Directions for this task — Reproduce the listing below from the line with "Output the web" to the line with "const dutyPointer = [[188,2.914],[248,3.257]];", both lines included, character for character, minus any pictures.

Material to process —
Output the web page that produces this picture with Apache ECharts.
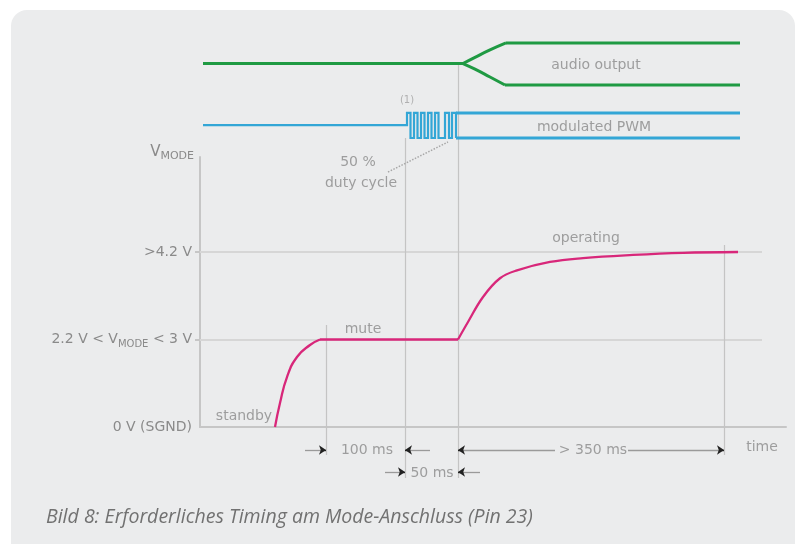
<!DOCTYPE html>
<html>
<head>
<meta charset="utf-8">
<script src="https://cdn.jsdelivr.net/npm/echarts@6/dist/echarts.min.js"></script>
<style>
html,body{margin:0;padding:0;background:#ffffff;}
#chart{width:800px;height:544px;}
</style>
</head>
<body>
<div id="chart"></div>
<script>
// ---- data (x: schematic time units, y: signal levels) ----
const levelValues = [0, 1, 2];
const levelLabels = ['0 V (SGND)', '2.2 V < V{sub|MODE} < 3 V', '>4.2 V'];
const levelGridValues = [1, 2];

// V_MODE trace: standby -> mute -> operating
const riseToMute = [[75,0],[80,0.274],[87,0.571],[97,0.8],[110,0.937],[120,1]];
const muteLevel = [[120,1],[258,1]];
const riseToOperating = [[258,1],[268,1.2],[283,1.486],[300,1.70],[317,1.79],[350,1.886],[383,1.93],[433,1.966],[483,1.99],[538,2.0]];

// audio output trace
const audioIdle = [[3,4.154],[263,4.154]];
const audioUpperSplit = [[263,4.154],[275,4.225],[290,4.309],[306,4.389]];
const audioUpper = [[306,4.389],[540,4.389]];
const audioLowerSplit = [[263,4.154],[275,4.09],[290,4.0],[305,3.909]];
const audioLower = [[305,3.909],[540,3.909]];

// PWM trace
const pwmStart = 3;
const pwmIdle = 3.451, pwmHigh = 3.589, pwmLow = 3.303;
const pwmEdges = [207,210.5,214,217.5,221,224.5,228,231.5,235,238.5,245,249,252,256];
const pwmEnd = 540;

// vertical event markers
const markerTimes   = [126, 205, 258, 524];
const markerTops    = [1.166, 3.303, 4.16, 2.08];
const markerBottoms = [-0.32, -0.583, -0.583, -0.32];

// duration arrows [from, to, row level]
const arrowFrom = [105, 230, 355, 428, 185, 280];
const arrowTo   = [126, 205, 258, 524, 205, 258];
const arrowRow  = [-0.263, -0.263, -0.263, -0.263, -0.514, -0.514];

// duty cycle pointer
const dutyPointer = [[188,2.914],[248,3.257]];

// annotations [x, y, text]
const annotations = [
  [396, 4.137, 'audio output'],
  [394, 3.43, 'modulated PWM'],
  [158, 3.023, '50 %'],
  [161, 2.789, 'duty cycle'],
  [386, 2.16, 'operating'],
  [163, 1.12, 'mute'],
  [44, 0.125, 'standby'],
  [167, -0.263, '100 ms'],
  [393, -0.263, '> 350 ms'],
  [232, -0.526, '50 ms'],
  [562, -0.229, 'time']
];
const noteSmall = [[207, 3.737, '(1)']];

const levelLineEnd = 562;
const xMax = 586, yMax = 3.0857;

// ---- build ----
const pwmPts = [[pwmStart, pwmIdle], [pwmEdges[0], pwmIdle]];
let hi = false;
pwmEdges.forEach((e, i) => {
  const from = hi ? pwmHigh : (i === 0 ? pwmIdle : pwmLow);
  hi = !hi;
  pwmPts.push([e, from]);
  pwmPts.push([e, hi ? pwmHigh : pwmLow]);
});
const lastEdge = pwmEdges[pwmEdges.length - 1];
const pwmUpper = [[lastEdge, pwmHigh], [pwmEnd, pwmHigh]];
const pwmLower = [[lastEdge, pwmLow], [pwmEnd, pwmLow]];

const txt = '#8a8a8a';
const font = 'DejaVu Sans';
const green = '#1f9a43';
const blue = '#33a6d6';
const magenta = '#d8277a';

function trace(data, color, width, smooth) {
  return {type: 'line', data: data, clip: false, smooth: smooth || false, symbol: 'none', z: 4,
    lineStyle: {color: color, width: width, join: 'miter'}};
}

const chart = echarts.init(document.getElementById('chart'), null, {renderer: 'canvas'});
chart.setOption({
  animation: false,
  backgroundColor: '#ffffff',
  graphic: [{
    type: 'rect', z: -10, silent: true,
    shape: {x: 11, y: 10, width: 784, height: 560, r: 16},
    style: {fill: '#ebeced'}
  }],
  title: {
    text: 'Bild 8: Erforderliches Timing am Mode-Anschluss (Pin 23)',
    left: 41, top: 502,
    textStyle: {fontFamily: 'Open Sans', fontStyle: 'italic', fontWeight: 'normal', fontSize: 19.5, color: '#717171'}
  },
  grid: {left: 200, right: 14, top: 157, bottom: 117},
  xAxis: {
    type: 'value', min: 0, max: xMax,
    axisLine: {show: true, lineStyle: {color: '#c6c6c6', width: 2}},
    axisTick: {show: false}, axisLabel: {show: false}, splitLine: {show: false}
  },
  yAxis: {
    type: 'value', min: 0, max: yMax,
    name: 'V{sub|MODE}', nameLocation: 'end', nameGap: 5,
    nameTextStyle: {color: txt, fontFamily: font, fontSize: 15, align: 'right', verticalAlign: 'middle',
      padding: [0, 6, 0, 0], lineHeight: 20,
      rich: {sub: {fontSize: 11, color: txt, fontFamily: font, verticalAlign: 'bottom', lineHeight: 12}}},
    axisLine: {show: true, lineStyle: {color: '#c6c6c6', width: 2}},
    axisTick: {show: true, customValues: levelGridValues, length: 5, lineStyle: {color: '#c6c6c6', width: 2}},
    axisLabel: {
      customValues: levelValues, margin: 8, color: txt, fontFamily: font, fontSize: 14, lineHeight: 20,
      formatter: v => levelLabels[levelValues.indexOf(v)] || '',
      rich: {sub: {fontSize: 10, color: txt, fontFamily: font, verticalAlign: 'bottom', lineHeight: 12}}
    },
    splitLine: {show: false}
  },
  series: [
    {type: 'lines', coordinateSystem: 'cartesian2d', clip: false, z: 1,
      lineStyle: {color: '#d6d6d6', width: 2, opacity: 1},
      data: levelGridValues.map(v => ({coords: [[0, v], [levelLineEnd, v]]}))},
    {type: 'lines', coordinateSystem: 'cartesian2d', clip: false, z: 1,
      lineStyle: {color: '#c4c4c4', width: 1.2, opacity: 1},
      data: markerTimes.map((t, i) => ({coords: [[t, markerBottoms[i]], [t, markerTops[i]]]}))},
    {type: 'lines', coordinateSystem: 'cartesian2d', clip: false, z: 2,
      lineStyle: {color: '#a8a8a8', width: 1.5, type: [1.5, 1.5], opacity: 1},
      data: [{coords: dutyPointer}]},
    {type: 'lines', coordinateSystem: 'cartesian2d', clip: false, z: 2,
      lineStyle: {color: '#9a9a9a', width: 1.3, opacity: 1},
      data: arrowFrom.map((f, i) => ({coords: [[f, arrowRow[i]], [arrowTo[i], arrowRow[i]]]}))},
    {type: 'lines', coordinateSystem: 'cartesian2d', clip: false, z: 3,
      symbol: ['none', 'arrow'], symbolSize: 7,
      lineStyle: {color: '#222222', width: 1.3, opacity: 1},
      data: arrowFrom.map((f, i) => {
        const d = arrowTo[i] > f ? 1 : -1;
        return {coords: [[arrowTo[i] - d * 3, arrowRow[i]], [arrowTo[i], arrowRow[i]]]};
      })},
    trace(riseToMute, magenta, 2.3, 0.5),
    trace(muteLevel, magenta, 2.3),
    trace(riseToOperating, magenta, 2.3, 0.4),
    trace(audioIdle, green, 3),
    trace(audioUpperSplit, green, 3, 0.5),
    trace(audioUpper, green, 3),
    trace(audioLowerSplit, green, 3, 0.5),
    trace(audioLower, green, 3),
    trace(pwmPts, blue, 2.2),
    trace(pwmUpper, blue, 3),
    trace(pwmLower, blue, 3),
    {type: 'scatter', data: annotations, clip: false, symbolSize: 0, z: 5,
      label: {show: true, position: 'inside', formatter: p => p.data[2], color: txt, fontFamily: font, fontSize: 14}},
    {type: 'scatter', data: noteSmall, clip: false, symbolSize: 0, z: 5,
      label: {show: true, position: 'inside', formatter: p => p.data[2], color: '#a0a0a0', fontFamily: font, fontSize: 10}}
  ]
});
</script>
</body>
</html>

---

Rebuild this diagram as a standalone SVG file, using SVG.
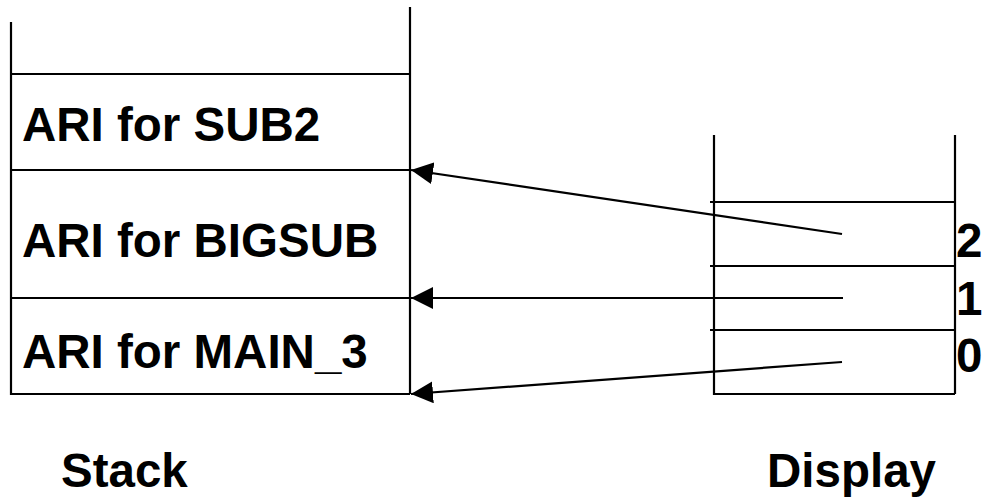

Reply —
Output the web page that produces this picture with Apache ECharts.
<!DOCTYPE html>
<html>
<head>
<meta charset="utf-8">
<script src="https://cdn.jsdelivr.net/npm/echarts@6/dist/echarts.min.js"></script>
<style>
html,body{margin:0;padding:0;background:#ffffff;}
#chart{width:800px;height:544px;}
</style>
</head>
<body>
<div id="chart"></div>
<script>
// ---- data (x: schematic time units, y: signal levels) ----
const levelValues = [0, 1, 2];
const levelLabels = ['0 V (SGND)', '2.2 V < V{sub|MODE} < 3 V', '>4.2 V'];
const levelGridValues = [1, 2];

// V_MODE trace: standby -> mute -> operating
const riseToMute = [[75,0],[80,0.274],[87,0.571],[97,0.8],[110,0.937],[120,1]];
const muteLevel = [[120,1],[258,1]];
const riseToOperating = [[258,1],[268,1.2],[283,1.486],[300,1.70],[317,1.79],[350,1.886],[383,1.93],[433,1.966],[483,1.99],[538,2.0]];

// audio output trace
const audioIdle = [[3,4.154],[263,4.154]];
const audioUpperSplit = [[263,4.154],[275,4.225],[290,4.309],[306,4.389]];
const audioUpper = [[306,4.389],[540,4.389]];
const audioLowerSplit = [[263,4.154],[275,4.09],[290,4.0],[305,3.909]];
const audioLower = [[305,3.909],[540,3.909]];

// PWM trace
const pwmStart = 3;
const pwmIdle = 3.451, pwmHigh = 3.589, pwmLow = 3.303;
const pwmEdges = [207,210.5,214,217.5,221,224.5,228,231.5,235,238.5,245,249,252,256];
const pwmEnd = 540;

// vertical event markers
const markerTimes   = [126, 205, 258, 524];
const markerTops    = [1.166, 3.303, 4.16, 2.08];
const markerBottoms = [-0.32, -0.583, -0.583, -0.32];

// duration arrows [from, to, row level]
const arrowFrom = [105, 230, 355, 428, 185, 280];
const arrowTo   = [126, 205, 258, 524, 205, 258];
const arrowRow  = [-0.263, -0.263, -0.263, -0.263, -0.514, -0.514];

// duty cycle pointer
const dutyPointer = [[188,2.914],[248,3.257]];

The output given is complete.